#### Exercise instructions:
Transcribe each line of the material as it is, and drop any picture.

#### Data shown:
■ ■ ■ ■

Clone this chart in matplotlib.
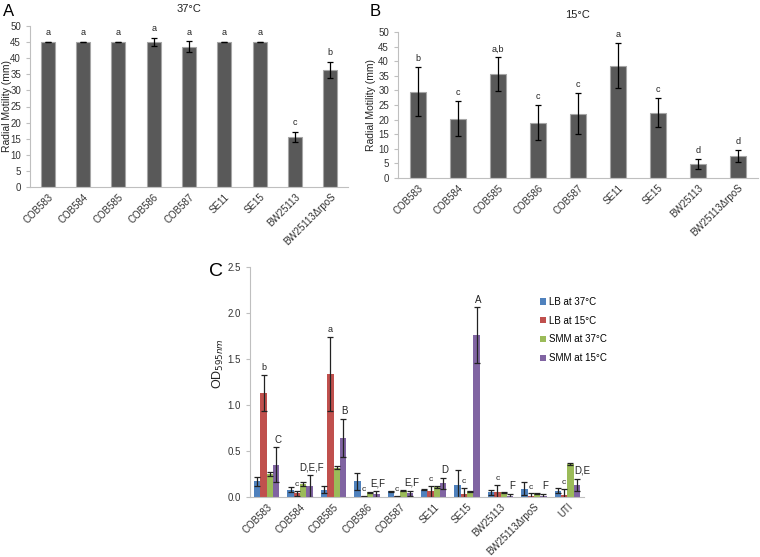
import numpy as np
import matplotlib
matplotlib.use('Agg')
import matplotlib.pyplot as plt

plt.rcParams['font.family'] = ['Liberation Sans', 'DejaVu Sans']

# Datos ---------------------------------------------------------------------------------------------
cepas_ab = ['COB583', 'COB584', 'COB585', 'COB586', 'COB587', 'SE11', 'SE15', 'BW25113', 'BW25113ΔrpoS']

mot_37 = [45.0, 45.0, 45.0, 45.0, 43.6, 45.0, 45.0, 15.6, 36.3]
err_37 = [0.1, 0.1, 0.1, 1.3, 1.6, 0.1, 0.1, 1.5, 2.6]
let_37 = ['a', 'a', 'a', 'a', 'a', 'a', 'a', 'c', 'b']

mot_15 = [29.5, 20.3, 35.5, 19.0, 22.0, 38.5, 22.4, 4.8, 7.6]
err_15 = [8.4, 6.0, 5.8, 6.0, 7.0, 7.8, 5.0, 1.8, 2.0]
let_15 = ['b', 'c', 'a,b', 'c', 'c', 'a', 'c', 'd', 'd']

cepas_c = ['COB583', 'COB584', 'COB585', 'COB586', 'COB587', 'SE11', 'SE15', 'BW25113', 'BW25113ΔrpoS', 'UTI']
series_c = ['LB at 37°C', 'LB at 15°C', 'SMM at 37°C', 'SMM at 15°C']
colores_c = ['#4F81BD', '#C0504D', '#9BBB59', '#8064A2']

lb_37 = [0.17, 0.08, 0.08, 0.17, 0.06, 0.08, 0.13, 0.05, 0.09, 0.07]
lb_37_err = [0.05, 0.03, 0.04, 0.09, 0.005, 0.005, 0.16, 0.03, 0.07, 0.03]
lb_15 = [1.13, 0.04, 1.34, 0.01, 0.01, 0.06, 0.03, 0.05, 0.01, 0.02]
lb_15_err = [0.2, 0.03, 0.4, 0.005, 0.005, 0.06, 0.07, 0.08, 0.03, 0.07]
smm_37 = [0.25, 0.14, 0.32, 0.05, 0.07, 0.11, 0.06, 0.05, 0.04, 0.36]
smm_37_err = [0.02, 0.02, 0.02, 0.005, 0.005, 0.01, 0.01, 0.005, 0.005, 0.01]
smm_15 = [0.35, 0.12, 0.64, 0.03, 0.04, 0.15, 1.76, 0.01, 0.01, 0.13]
smm_15_err = [0.19, 0.12, 0.21, 0.03, 0.03, 0.06, 0.3, 0.02, 0.02, 0.07]

let_lb15 = ['b', 'c', 'a', 'c', 'c', 'c', 'c', 'c', 'c', 'c']
let_smm15 = ['C', 'D,E,F', 'B', 'E,F', 'E,F', 'D', 'A', 'F', 'F', 'D,E']

# Figura --------------------------------------------------------------------------------------------
fig = plt.figure(figsize=(7.6, 5.57), dpi=100)
gris_eje = '#BFBFBF'


def estilo_eje(ax):
    for lado in ['top', 'right']:
        ax.spines[lado].set_visible(False)
    for lado in ['left', 'bottom']:
        ax.spines[lado].set_color(gris_eje)
    ax.tick_params(axis='y', colors=gris_eje, labelcolor='#333333', length=3, labelsize=7)
    ax.tick_params(axis='x', length=0, labelsize=7, labelcolor='#333333')


def panel_motilidad(ax, valores, errores, letras, titulo):
    x = np.arange(len(cepas_ab))
    ax.bar(x, valores, width=0.4, color='#595959', edgecolor='#A6A6A6', linewidth=0.8,
           yerr=errores, error_kw=dict(ecolor='black', elinewidth=0.9, capsize=2, capthick=0.9))
    for i, (v, e, l) in enumerate(zip(valores, errores, letras)):
        ax.text(i, v + e + 1.4, l, ha='center', va='bottom', fontsize=6.5, color='#222222')
    ax.set_xlim(-0.5, len(cepas_ab) - 0.5)
    ax.set_ylim(0, 50)
    ax.set_yticks(range(0, 51, 5))
    ax.set_xticks(x)
    ax.set_xticklabels(cepas_ab, rotation=45, ha='right', rotation_mode='anchor')
    estilo_eje(ax)
    ax.set_title(titulo, fontsize=8, color='#222222', pad=10)


# Panel A
ax_a = fig.add_axes([30 / 760, 1 - 187 / 557, 318 / 760, 161 / 557])
panel_motilidad(ax_a, mot_37, err_37, let_37, '37°C')
ax_a.set_ylabel('Radial Motility (mm)', fontsize=7.5, color='#222222')
ax_a.yaxis.set_label_coords(-0.058, 0.5)
fig.text(3 / 760, 1 - 12 / 557, 'A', fontsize=12, va='center', ha='left')

# Panel B
ax_b = fig.add_axes([398 / 760, 1 - 178 / 557, 360 / 760, 146 / 557])
panel_motilidad(ax_b, mot_15, err_15, let_15, '15°C')
ax_b.set_ylabel('Radial Motility (mm)', fontsize=7.5, color='#222222')
ax_b.yaxis.set_label_coords(-0.062, 0.5)
fig.text(370 / 760, 1 - 12 / 557, 'B', fontsize=12, va='center', ha='left')

# Panel C
ax_c = fig.add_axes([250 / 760, 1 - 497 / 557, 334 / 760, 230 / 557])
xc = np.arange(len(cepas_c))
ancho = 0.19
datos_c = [(lb_37, lb_37_err), (lb_15, lb_15_err), (smm_37, smm_37_err), (smm_15, smm_15_err)]
for k, ((vals, errs), col, nombre) in enumerate(zip(datos_c, colores_c, series_c)):
    pos = xc + (k - 1.5) * ancho
    ax_c.bar(pos, vals, width=ancho, color=col, label=nombre,
             yerr=errs, error_kw=dict(ecolor='#222222', elinewidth=0.9, capsize=2, capthick=0.9))

for i in range(len(cepas_c)):
    # letras minusculas sobre LB 15
    x_r = xc[i] - 0.5 * ancho
    ax_c.text(x_r, lb_15[i] + lb_15_err[i] + 0.03, let_lb15[i], ha='center', va='bottom',
              fontsize=6.5 if i in (0, 2) else 6, color='#222222')
    # letras mayusculas sobre SMM 15
    x_p = xc[i] + 1.5 * ancho
    dx = 0.15 if i == len(cepas_c) - 1 else 0.05
    ax_c.text(x_p + dx, smm_15[i] + smm_15_err[i] + 0.03, let_smm15[i], ha='center', va='bottom',
              fontsize=7, color='#222222')

ax_c.set_xlim(-0.5, len(cepas_c) - 0.5)
ax_c.set_ylim(0, 2.5)
ax_c.set_yticks(np.arange(0, 2.51, 0.5))
ax_c.set_yticklabels([f'{v:.1f}' for v in np.arange(0, 2.51, 0.5)])
ax_c.set_xticks(xc)
ax_c.set_xticklabels(cepas_c, rotation=45, ha='right', rotation_mode='anchor')
estilo_eje(ax_c)
ax_c.set_ylabel(r'OD$_{\mathit{595nm}}$', fontsize=9, color='#222222')
ax_c.yaxis.set_label_coords(-0.072, 0.58)
fig.text(209 / 760, 1 - 271 / 557, 'C', fontsize=14, va='center', ha='left')

ax_c.legend(loc='upper left', bbox_to_anchor=(535 / 760, 1 - 292 / 557), bbox_transform=fig.transFigure,
            frameon=False, fontsize=7, handlelength=0.6, handleheight=0.6, handletextpad=0.3,
            labelspacing=0.9, borderpad=0)

plt.savefig('out.png', dpi=100)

■ ■ ■ ■

#### Correct response:
Clone this chart in matplotlib.
import numpy as np
import matplotlib
matplotlib.use('Agg')
import matplotlib.pyplot as plt

plt.rcParams['font.family'] = ['Liberation Sans', 'DejaVu Sans']

# Datos ---------------------------------------------------------------------------------------------
cepas_ab = ['COB583', 'COB584', 'COB585', 'COB586', 'COB587', 'SE11', 'SE15', 'BW25113', 'BW25113ΔrpoS']

mot_37 = [45.0, 45.0, 45.0, 45.0, 43.6, 45.0, 45.0, 15.6, 36.3]
err_37 = [0.1, 0.1, 0.1, 1.3, 1.6, 0.1, 0.1, 1.5, 2.6]
let_37 = ['a', 'a', 'a', 'a', 'a', 'a', 'a', 'c', 'b']

mot_15 = [29.5, 20.3, 35.5, 19.0, 22.0, 38.5, 22.4, 4.8, 7.6]
err_15 = [8.4, 6.0, 5.8, 6.0, 7.0, 7.8, 5.0, 1.8, 2.0]
let_15 = ['b', 'c', 'a,b', 'c', 'c', 'a', 'c', 'd', 'd']

cepas_c = ['COB583', 'COB584', 'COB585', 'COB586', 'COB587', 'SE11', 'SE15', 'BW25113', 'BW25113ΔrpoS', 'UTI']
series_c = ['LB at 37°C', 'LB at 15°C', 'SMM at 37°C', 'SMM at 15°C']
colores_c = ['#4F81BD', '#C0504D', '#9BBB59', '#8064A2']

lb_37 = [0.17, 0.08, 0.08, 0.17, 0.06, 0.08, 0.13, 0.05, 0.09, 0.07]
lb_37_err = [0.05, 0.03, 0.04, 0.09, 0.005, 0.005, 0.16, 0.03, 0.07, 0.03]
lb_15 = [1.13, 0.04, 1.34, 0.01, 0.01, 0.06, 0.03, 0.05, 0.01, 0.02]
lb_15_err = [0.2, 0.03, 0.4, 0.005, 0.005, 0.06, 0.07, 0.08, 0.03, 0.07]
smm_37 = [0.25, 0.14, 0.32, 0.05, 0.07, 0.11, 0.06, 0.05, 0.04, 0.36]
smm_37_err = [0.02, 0.02, 0.02, 0.005, 0.005, 0.01, 0.01, 0.005, 0.005, 0.01]
smm_15 = [0.35, 0.12, 0.64, 0.03, 0.04, 0.15, 1.76, 0.01, 0.01, 0.13]
smm_15_err = [0.19, 0.12, 0.21, 0.03, 0.03, 0.06, 0.3, 0.02, 0.02, 0.07]

let_lb15 = ['b', 'c', 'a', 'c', 'c', 'c', 'c', 'c', 'c', 'c']
let_smm15 = ['C', 'D,E,F', 'B', 'E,F', 'E,F', 'D', 'A', 'F', 'F', 'D,E']

# Figura --------------------------------------------------------------------------------------------
fig = plt.figure(figsize=(7.6, 5.57), dpi=100)
gris_eje = '#BFBFBF'


def estilo_eje(ax):
    for lado in ['top', 'right']:
        ax.spines[lado].set_visible(False)
    for lado in ['left', 'bottom']:
        ax.spines[lado].set_color(gris_eje)
    ax.tick_params(axis='y', colors=gris_eje, labelcolor='#333333', length=3, labelsize=7)
    ax.tick_params(axis='x', length=0, labelsize=7, labelcolor='#333333')


def panel_motilidad(ax, valores, errores, letras, titulo):
    x = np.arange(len(cepas_ab))
    ax.bar(x, valores, width=0.4, color='#595959', edgecolor='#A6A6A6', linewidth=0.8,
           yerr=errores, error_kw=dict(ecolor='black', elinewidth=0.9, capsize=2, capthick=0.9))
    for i, (v, e, l) in enumerate(zip(valores, errores, letras)):
        ax.text(i, v + e + 1.4, l, ha='center', va='bottom', fontsize=6.5, color='#222222')
    ax.set_xlim(-0.5, len(cepas_ab) - 0.5)
    ax.set_ylim(0, 50)
    ax.set_yticks(range(0, 51, 5))
    ax.set_xticks(x)
    ax.set_xticklabels(cepas_ab, rotation=45, ha='right', rotation_mode='anchor')
    estilo_eje(ax)
    ax.set_title(titulo, fontsize=8, color='#222222', pad=10)


# Panel A
ax_a = fig.add_axes([30 / 760, 1 - 187 / 557, 318 / 760, 161 / 557])
panel_motilidad(ax_a, mot_37, err_37, let_37, '37°C')
ax_a.set_ylabel('Radial Motility (mm)', fontsize=7.5, color='#222222')
ax_a.yaxis.set_label_coords(-0.058, 0.5)
fig.text(3 / 760, 1 - 12 / 557, 'A', fontsize=12, va='center', ha='left')

# Panel B
ax_b = fig.add_axes([398 / 760, 1 - 178 / 557, 360 / 760, 146 / 557])
panel_motilidad(ax_b, mot_15, err_15, let_15, '15°C')
ax_b.set_ylabel('Radial Motility (mm)', fontsize=7.5, color='#222222')
ax_b.yaxis.set_label_coords(-0.062, 0.5)
fig.text(370 / 760, 1 - 12 / 557, 'B', fontsize=12, va='center', ha='left')

# Panel C
ax_c = fig.add_axes([250 / 760, 1 - 497 / 557, 334 / 760, 230 / 557])
xc = np.arange(len(cepas_c))
ancho = 0.19
datos_c = [(lb_37, lb_37_err), (lb_15, lb_15_err), (smm_37, smm_37_err), (smm_15, smm_15_err)]
for k, ((vals, errs), col, nombre) in enumerate(zip(datos_c, colores_c, series_c)):
    pos = xc + (k - 1.5) * ancho
    ax_c.bar(pos, vals, width=ancho, color=col, label=nombre,
             yerr=errs, error_kw=dict(ecolor='#222222', elinewidth=0.9, capsize=2, capthick=0.9))

for i in range(len(cepas_c)):
    # letras minusculas sobre LB 15
    x_r = xc[i] - 0.5 * ancho
    ax_c.text(x_r, lb_15[i] + lb_15_err[i] + 0.03, let_lb15[i], ha='center', va='bottom',
              fontsize=6.5 if i in (0, 2) else 6, color='#222222')
    # letras mayusculas sobre SMM 15
    x_p = xc[i] + 1.5 * ancho
    dx = 0.15 if i == len(cepas_c) - 1 else 0.05
    ax_c.text(x_p + dx, smm_15[i] + smm_15_err[i] + 0.03, let_smm15[i], ha='center', va='bottom',
              fontsize=7, color='#222222')

ax_c.set_xlim(-0.5, len(cepas_c) - 0.5)
ax_c.set_ylim(0, 2.5)
ax_c.set_yticks(np.arange(0, 2.51, 0.5))
ax_c.set_yticklabels([f'{v:.1f}' for v in np.arange(0, 2.51, 0.5)])
ax_c.set_xticks(xc)
ax_c.set_xticklabels(cepas_c, rotation=45, ha='right', rotation_mode='anchor')
estilo_eje(ax_c)
ax_c.set_ylabel(r'OD$_{\mathit{595nm}}$', fontsize=9, color='#222222')
ax_c.yaxis.set_label_coords(-0.072, 0.58)
fig.text(209 / 760, 1 - 271 / 557, 'C', fontsize=14, va='center', ha='left')

ax_c.legend(loc='upper left', bbox_to_anchor=(535 / 760, 1 - 292 / 557), bbox_transform=fig.transFigure,
            frameon=False, fontsize=7, handlelength=0.6, handleheight=0.6, handletextpad=0.3,
            labelspacing=0.9, borderpad=0)

plt.savefig('out.png', dpi=100)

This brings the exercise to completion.